How fast should an assistant feel for a normal question?

For a normal grounded reply, aim for about 3 to 5 seconds from the user's message to the first useful answer. People often tolerate more time when the job clearly needs live records or several checks.

Is the model usually the slow part?

Tool time often causes more delay than model time. The model may think and write in a second or two, while searches, lookups, retries, and cleanup code add several more.

How do I measure where the delay comes from?

Start with traces for one real request and record every step in order. Log the tool name, start time, end time, retry count, input size, result size, and final status so you can see where the wait actually happens.

Why do a few small tool calls make replies feel slow?

One lookup can add a few hundred milliseconds, but several small calls stack fast. Repeated pauses also feel worse than one clean wait, even when the total time looks similar in logs.

When should I skip a tool call?

Skip a tool call when it does not change what the user will read.
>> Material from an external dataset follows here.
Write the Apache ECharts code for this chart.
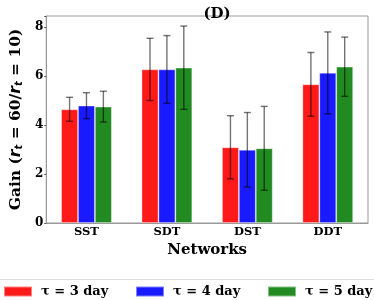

Common policy answers, simple rewrites, stable facts, and routine wording often do not need live data.

Why are duplicate lookups such a problem?

Duplicate calls waste time without adding new facts. They also make the assistant look unsure because it keeps stopping to fetch the same record or search the same source again.

What should the assistant do when a tool is slow or times out?

Set a hard timeout and keep retries low. If the tool still fails, answer with the best facts you already have, say where certainty is low, or ask one short follow up instead of making the user wait longer.

Can caching help without hurting answer quality?

Yes, caching often gives you an easy speed win for data that changes slowly, like store hours, shipping rules, or product settings. Use live calls for fresh records, permissions, and exact account details.

What metrics should I watch besides average response time?

Track the median so you know normal speed, but watch p95 to catch the slower replies users notice first. A good average can hide one slow search or database step that keeps ruining real conversations.